When the Iranian embassy praises Støre, it is not because they have become more humane. It is because they feel secure that Norwegian criticism remains irrelevant and a mere performance for appearances’ sake. They know that Norwegian diplomacy is not followed by real sanctions and actions that actually threaten the regime’s existence, quite the contrary. For while all our European and democratic allies stood united in a moral boycott, Norway, as usual, chose another path and unilateral action in favour of the mass murderers in Tehran.
In February 2023, while the Iranian regime still had blood on its hands after crushing the ‘Woman, Life, Freedom’ protests, Norway stood together with Poland among the countries that chose to celebrate the Iranian Revolution Day. The participation provoked strong reactions both in Norway and internationally, as most other democratic countries in the world chose to stay away in solidarity with the Iranian people and the demonstrators. This type of diplomatic unilateralism, which has become the hallmark of the Støre government, sends a signal of acceptance that is totally incompatible with the values Norway otherwise, without credibility, claims to defend.
Jonas Gahr Støre and the Labour Party must cease being the terror regime’s useful idiots and lackeys in the pursuit of insignificant diplomatic points and gratification of their own self-image. Labour’s “dialogue” functions as a legitimisation of the clerical regime’s barbarity. History will not be merciful towards them; just as posterity delivered a devastating judgement upon those who stood on the wrong side during the Second World War, history will judge those who today choose appeasement rather than confronting the worst tyrants of our age.

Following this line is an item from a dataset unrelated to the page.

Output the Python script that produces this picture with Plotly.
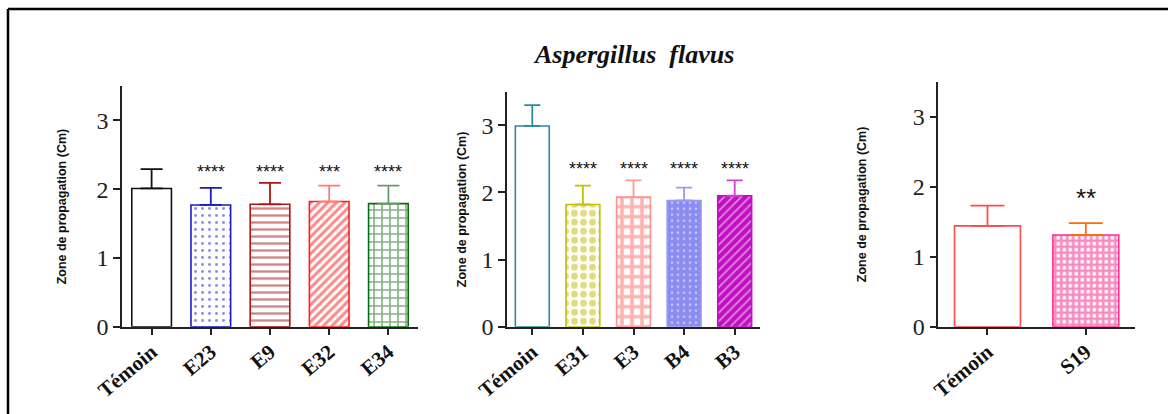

A substantial change of course is required, something that is impossible with Støre and the Labour Party in power. We who have lost many of our loved ones and those close to us during the past pitch-dark months demand that the Iranian ambassador be met with an ultimatum to leave the country and shut down the terror and espionage camp in Oslo, not diplomatic protocol and boundless goodwill. Støre and Norway must cease legitimising a regime that has systematically committed the worst crimes against human beings and humanity throughout its entire existence of nearly half a century. Sanctions must be implemented that actually isolate the executioners’ apparatus of power, not support it.
Støre and the Labour Party must urgently understand that in the struggle between absolute barbarity, tyranny, evil and human freedom, there exists no neutral middle position. Friendly dialogue and association with one of history’s worst terror regimes is not diplomacy – it is appeasement. The very least Støre and his incompetent government can do for the memory of those who have been killed and those waiting for the gallows is to refuse to accept praise from their executioners.
The warning lights are flashing over Norwegian foreign policy, in all areas. The question is whether the voters see them, understand the gravity, realise the consequences and act accordingly at the next election.
I shall conclude by quoting the great Persian poet Saadi, from the poem Bani Adam “The Sons of Adam”, who in the thirteenth century immortalised these lines that today adorn the entrance to the United Nations building in New York:
“Human beings are limbs of the same body, created from one and the same essence. When fate causes pain to one of the limbs, the others shall find no rest. You who are indifferent to the suffering of others, do not deserve the name human.”
This is not merely a beautiful thought; it is a civilisational foundation. Saadi understood that empathy is not something we may choose when it suits and benefits us, but an ontological necessity. If we lose the ability to feel the pain of others as our own, we cease to be human.